## WORK INSTRUCTIONS
Omit the pictures, please, and give each record below again exactly.

--- START GIVEN RECORDS ---

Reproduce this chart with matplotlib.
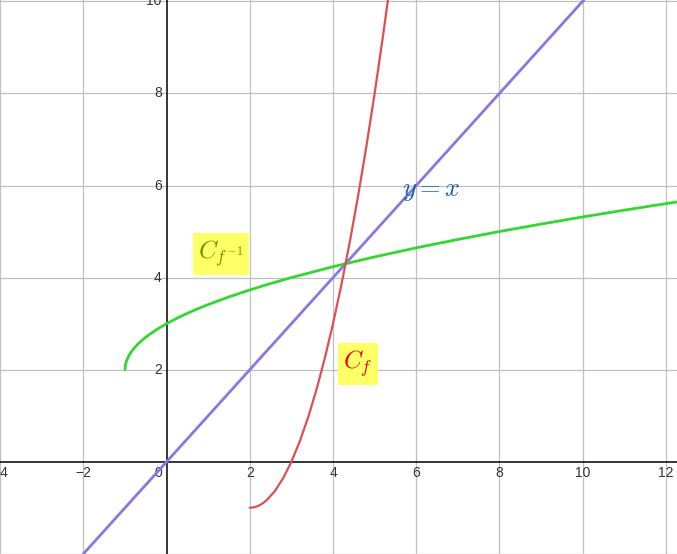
import matplotlib
matplotlib.use("Agg")
import matplotlib.pyplot as plt

plt.rcParams['mathtext.fontset'] = 'cm'

# Curve C_f : values
f_x = [2.0, 2.1, 2.2, 2.3, 2.4, 2.6, 2.8, 3.0, 3.2, 3.4, 3.6, 3.8, 4.0, 4.2, 4.4, 4.6, 4.8, 5.0, 5.2, 5.4]
f_y = [-1.0, -0.99, -0.96, -0.91, -0.84, -0.64, -0.36, 0.0, 0.44, 0.96, 1.56, 2.24, 3.0, 3.84, 4.76, 5.76, 6.84, 8.0, 9.24, 10.56]

# Curve C_{f^-1}
g_x = [-1.0, -0.995, -0.98, -0.96, -0.93, -0.9, -0.85, -0.8, -0.7, -0.6, -0.5, -0.4, -0.2, 0.0, 0.25, 0.5, 0.75,
       1.0, 1.5, 2.0, 2.5, 3.0, 4.0, 5.0, 6.0, 7.0, 8.0, 9.0, 10.0, 11.0, 12.0, 12.5]
g_y = [2.0, 2.071, 2.141, 2.2, 2.265, 2.316, 2.387, 2.447, 2.548, 2.632, 2.707, 2.775, 2.894, 3.0, 3.118, 3.225, 3.323,
       3.414, 3.581, 3.732, 3.871, 4.0, 4.236, 4.449, 4.646, 4.828, 5.0, 5.162, 5.317, 5.464, 5.606, 5.674]

# Line y = x
line_x = [-4.0, 12.5]
line_y = [-4.0, 12.5]

x_ticks = [-4, -2, 0, 2, 4, 6, 8, 10, 12]
x_tick_labels = ['\u22124', '\u22122', '0', '2', '4', '6', '8', '10', '12']
y_ticks = [2, 4, 6, 8, 10]
y_tick_labels = ['2', '4', '6', '8', '10']
grid_x = [-4, -2, 2, 4, 6, 8, 10, 12]
grid_y = [-2, 2, 4, 6, 8, 10]

fig = plt.figure(figsize=(6.77, 5.54), dpi=100)
ax = fig.add_axes([0, 0, 1, 1])
ax.set_xlim(-4.007, 12.27)
ax.set_ylim(-2.005, 10.03)
for s in ax.spines.values():
    s.set_visible(False)
ax.set_xticks([])
ax.set_yticks([])

for gx in grid_x:
    ax.axvline(gx, color='#c0c0c0', lw=0.9, zorder=0)
for gy in grid_y:
    ax.axhline(gy, color='#c0c0c0', lw=0.9, zorder=0)
ax.axhline(0, color='black', lw=1.1, zorder=1)
ax.axvline(0, color='black', lw=1.1, zorder=1)

tick_font = dict(fontsize=10, color='#333333', family='Liberation Sans')
for t, lab in zip(x_ticks, x_tick_labels):
    if t == 0:
        ax.annotate(lab, (t, 0), xytext=(-8, -11), textcoords='offset pixels',
                    ha='center', va='center', **tick_font)
    else:
        ax.annotate(lab, (t, 0), xytext=(0, -11), textcoords='offset pixels',
                    ha='center', va='center', **tick_font)
for t, lab in zip(y_ticks, y_tick_labels):
    ax.annotate(lab, (0, t), xytext=(-5, 0), textcoords='offset pixels',
                ha='right', va='center', **tick_font)

ax.plot(line_x, line_y, color='#8a78e0', lw=2, zorder=3, solid_capstyle='round')
ax.plot(g_x, g_y, color='#33d633', lw=2, zorder=3, solid_capstyle='round')
ax.plot(f_x, f_y, color='#dc5050', lw=1.6, zorder=3, solid_capstyle='round')

ax.text(1.3, 4.51, r'$C_{f^{-1}}$', fontsize=18, color='#6a9400', ha='center', va='center', zorder=4,
        bbox=dict(boxstyle='square,pad=0.22', fc='#ffff66', ec='none'))
ax.text(4.6, 2.13, r'$C_f$', fontsize=18, color='#ee0000', ha='center', va='center', zorder=4,
        bbox=dict(boxstyle='square,pad=0.22', fc='#ffff66', ec='none'))
ax.text(6.37, 5.9, r'$y = x$', fontsize=19, color='#1565a8', ha='center', va='center', zorder=4)

fig.savefig('out.png', dpi=100)
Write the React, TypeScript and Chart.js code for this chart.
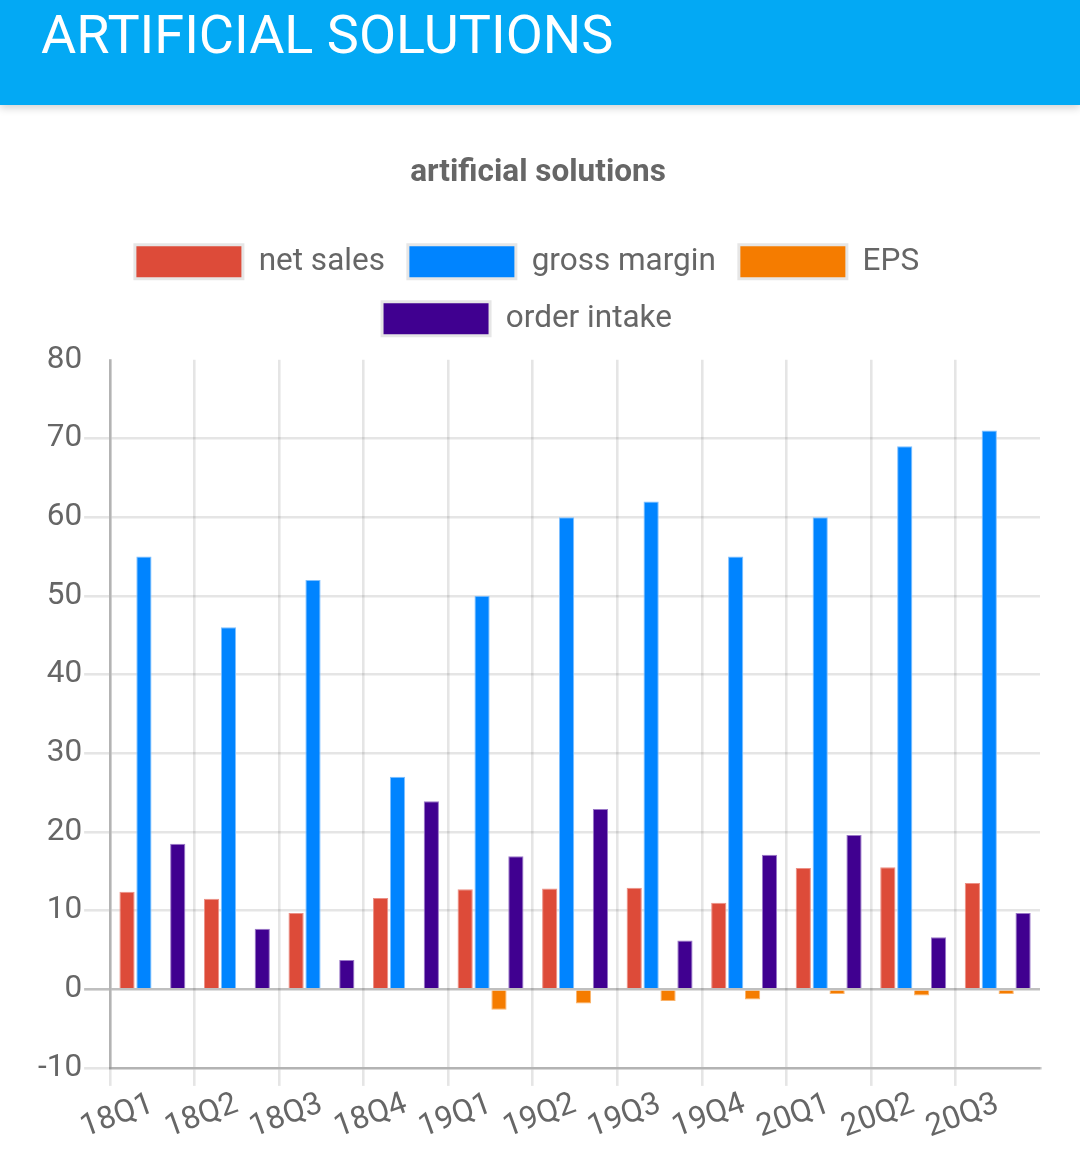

--- END GIVEN RECORDS ---

## SOLUTION TO THIS PROBLEM
Reproduce this chart with matplotlib.
import matplotlib
matplotlib.use("Agg")
import matplotlib.pyplot as plt

plt.rcParams['mathtext.fontset'] = 'cm'

# Curve C_f : values
f_x = [2.0, 2.1, 2.2, 2.3, 2.4, 2.6, 2.8, 3.0, 3.2, 3.4, 3.6, 3.8, 4.0, 4.2, 4.4, 4.6, 4.8, 5.0, 5.2, 5.4]
f_y = [-1.0, -0.99, -0.96, -0.91, -0.84, -0.64, -0.36, 0.0, 0.44, 0.96, 1.56, 2.24, 3.0, 3.84, 4.76, 5.76, 6.84, 8.0, 9.24, 10.56]

# Curve C_{f^-1}
g_x = [-1.0, -0.995, -0.98, -0.96, -0.93, -0.9, -0.85, -0.8, -0.7, -0.6, -0.5, -0.4, -0.2, 0.0, 0.25, 0.5, 0.75,
       1.0, 1.5, 2.0, 2.5, 3.0, 4.0, 5.0, 6.0, 7.0, 8.0, 9.0, 10.0, 11.0, 12.0, 12.5]
g_y = [2.0, 2.071, 2.141, 2.2, 2.265, 2.316, 2.387, 2.447, 2.548, 2.632, 2.707, 2.775, 2.894, 3.0, 3.118, 3.225, 3.323,
       3.414, 3.581, 3.732, 3.871, 4.0, 4.236, 4.449, 4.646, 4.828, 5.0, 5.162, 5.317, 5.464, 5.606, 5.674]

# Line y = x
line_x = [-4.0, 12.5]
line_y = [-4.0, 12.5]

x_ticks = [-4, -2, 0, 2, 4, 6, 8, 10, 12]
x_tick_labels = ['\u22124', '\u22122', '0', '2', '4', '6', '8', '10', '12']
y_ticks = [2, 4, 6, 8, 10]
y_tick_labels = ['2', '4', '6', '8', '10']
grid_x = [-4, -2, 2, 4, 6, 8, 10, 12]
grid_y = [-2, 2, 4, 6, 8, 10]

fig = plt.figure(figsize=(6.77, 5.54), dpi=100)
ax = fig.add_axes([0, 0, 1, 1])
ax.set_xlim(-4.007, 12.27)
ax.set_ylim(-2.005, 10.03)
for s in ax.spines.values():
    s.set_visible(False)
ax.set_xticks([])
ax.set_yticks([])

for gx in grid_x:
    ax.axvline(gx, color='#c0c0c0', lw=0.9, zorder=0)
for gy in grid_y:
    ax.axhline(gy, color='#c0c0c0', lw=0.9, zorder=0)
ax.axhline(0, color='black', lw=1.1, zorder=1)
ax.axvline(0, color='black', lw=1.1, zorder=1)

tick_font = dict(fontsize=10, color='#333333', family='Liberation Sans')
for t, lab in zip(x_ticks, x_tick_labels):
    if t == 0:
        ax.annotate(lab, (t, 0), xytext=(-8, -11), textcoords='offset pixels',
                    ha='center', va='center', **tick_font)
    else:
        ax.annotate(lab, (t, 0), xytext=(0, -11), textcoords='offset pixels',
                    ha='center', va='center', **tick_font)
for t, lab in zip(y_ticks, y_tick_labels):
    ax.annotate(lab, (0, t), xytext=(-5, 0), textcoords='offset pixels',
                ha='right', va='center', **tick_font)

ax.plot(line_x, line_y, color='#8a78e0', lw=2, zorder=3, solid_capstyle='round')
ax.plot(g_x, g_y, color='#33d633', lw=2, zorder=3, solid_capstyle='round')
ax.plot(f_x, f_y, color='#dc5050', lw=1.6, zorder=3, solid_capstyle='round')

ax.text(1.3, 4.51, r'$C_{f^{-1}}$', fontsize=18, color='#6a9400', ha='center', va='center', zorder=4,
        bbox=dict(boxstyle='square,pad=0.22', fc='#ffff66', ec='none'))
ax.text(4.6, 2.13, r'$C_f$', fontsize=18, color='#ee0000', ha='center', va='center', zorder=4,
        bbox=dict(boxstyle='square,pad=0.22', fc='#ffff66', ec='none'))
ax.text(6.37, 5.9, r'$y = x$', fontsize=19, color='#1565a8', ha='center', va='center', zorder=4)

fig.savefig('out.png', dpi=100)
Write the React, TypeScript and Chart.js code for this chart.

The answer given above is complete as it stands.